Pictures stay out of the copy; set down each line of the listing below exactly.

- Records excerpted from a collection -

<<<<

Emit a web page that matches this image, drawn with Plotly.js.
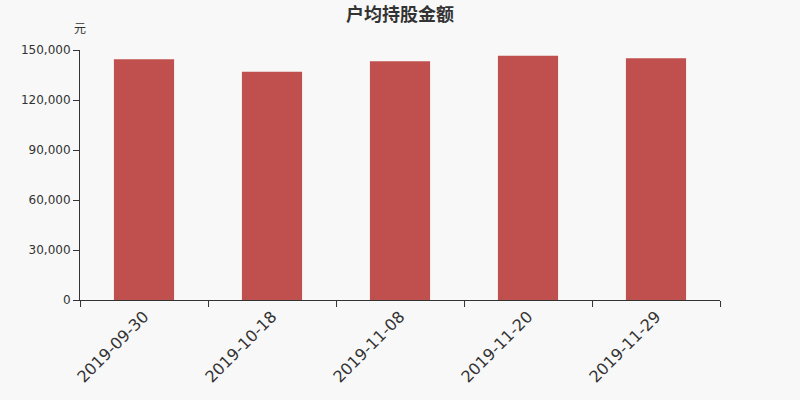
<!DOCTYPE html>
<html><head><meta charset="utf-8">
<script src="https://cdn.plot.ly/plotly-3.0.1.min.js"></script>
<style>body{margin:0;background:#f8f8f8}</style>
</head><body><div id="c" style="width:800px;height:400px"></div>
<script>
const categories = ["2019-09-30","2019-10-18","2019-11-08","2019-11-20","2019-11-29"];
const values = [144400, 137000, 143200, 146600, 145000];
const yTicks = [0, 30000, 60000, 90000, 120000, 150000];
const yTickText = ["0","30,000","60,000","90,000","120,000","150,000"];

const cjk = "'Noto Sans CJK SC', sans-serif";
const num = "'DejaVu Sans', sans-serif";
Plotly.newPlot('c', [{
  type: 'bar', x: categories, y: values,
  marker: {color: '#c0504d'}, hoverinfo: 'none'
}], {
  width: 800, height: 400,
  paper_bgcolor: '#f8f8f8', plot_bgcolor: '#f8f8f8',
  margin: {l: 80, r: 80, t: 50, b: 100},
  bargap: 0.53,
  title: {text: '<b>户均持股金额</b>', x: 0.5, xanchor: 'center', yref: 'container', y: 0.963, yanchor: 'middle',
    font: {family: cjk, size: 18, color: '#333'}},
  xaxis: {type: 'category', tickson: 'boundaries', ticks: 'outside', ticklen: 6, tickcolor: '#333',
    showline: true, linecolor: '#333', linewidth: 1, showgrid: false, tickangle: -45,
    tickfont: {family: num, size: 16, color: '#333'}},
  yaxis: {range: [0, 150000], tickvals: yTicks, ticktext: yTickText, ticks: 'outside', ticklen: 6,
    tickcolor: '#333', showline: true, linecolor: '#333', linewidth: 1, showgrid: false, zeroline: false,
    tickfont: {family: num, size: 12, color: '#333'}},
  annotations: [{text: '元', xref: 'paper', yref: 'paper', x: 0, y: 1.09, xanchor: 'center', yanchor: 'middle',
    showarrow: false, font: {family: cjk, size: 12, color: '#333'}}],
  showlegend: false
}, {displayModeBar: false, staticPlot: true});
</script></body></html>
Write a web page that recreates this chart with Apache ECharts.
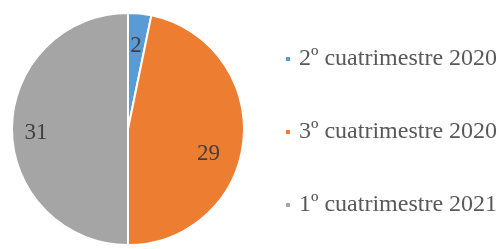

>>>>

- Response to this exercise -
Emit a web page that matches this image, drawn with Plotly.js.
<!DOCTYPE html>
<html><head><meta charset="utf-8">
<script src="https://cdn.plot.ly/plotly-3.0.1.min.js"></script>
<style>body{margin:0;background:#f8f8f8}</style>
</head><body><div id="c" style="width:800px;height:400px"></div>
<script>
const categories = ["2019-09-30","2019-10-18","2019-11-08","2019-11-20","2019-11-29"];
const values = [144400, 137000, 143200, 146600, 145000];
const yTicks = [0, 30000, 60000, 90000, 120000, 150000];
const yTickText = ["0","30,000","60,000","90,000","120,000","150,000"];

const cjk = "'Noto Sans CJK SC', sans-serif";
const num = "'DejaVu Sans', sans-serif";
Plotly.newPlot('c', [{
  type: 'bar', x: categories, y: values,
  marker: {color: '#c0504d'}, hoverinfo: 'none'
}], {
  width: 800, height: 400,
  paper_bgcolor: '#f8f8f8', plot_bgcolor: '#f8f8f8',
  margin: {l: 80, r: 80, t: 50, b: 100},
  bargap: 0.53,
  title: {text: '<b>户均持股金额</b>', x: 0.5, xanchor: 'center', yref: 'container', y: 0.963, yanchor: 'middle',
    font: {family: cjk, size: 18, color: '#333'}},
  xaxis: {type: 'category', tickson: 'boundaries', ticks: 'outside', ticklen: 6, tickcolor: '#333',
    showline: true, linecolor: '#333', linewidth: 1, showgrid: false, tickangle: -45,
    tickfont: {family: num, size: 16, color: '#333'}},
  yaxis: {range: [0, 150000], tickvals: yTicks, ticktext: yTickText, ticks: 'outside', ticklen: 6,
    tickcolor: '#333', showline: true, linecolor: '#333', linewidth: 1, showgrid: false, zeroline: false,
    tickfont: {family: num, size: 12, color: '#333'}},
  annotations: [{text: '元', xref: 'paper', yref: 'paper', x: 0, y: 1.09, xanchor: 'center', yanchor: 'middle',
    showarrow: false, font: {family: cjk, size: 12, color: '#333'}}],
  showlegend: false
}, {displayModeBar: false, staticPlot: true});
</script></body></html>
Write a web page that recreates this chart with Apache ECharts.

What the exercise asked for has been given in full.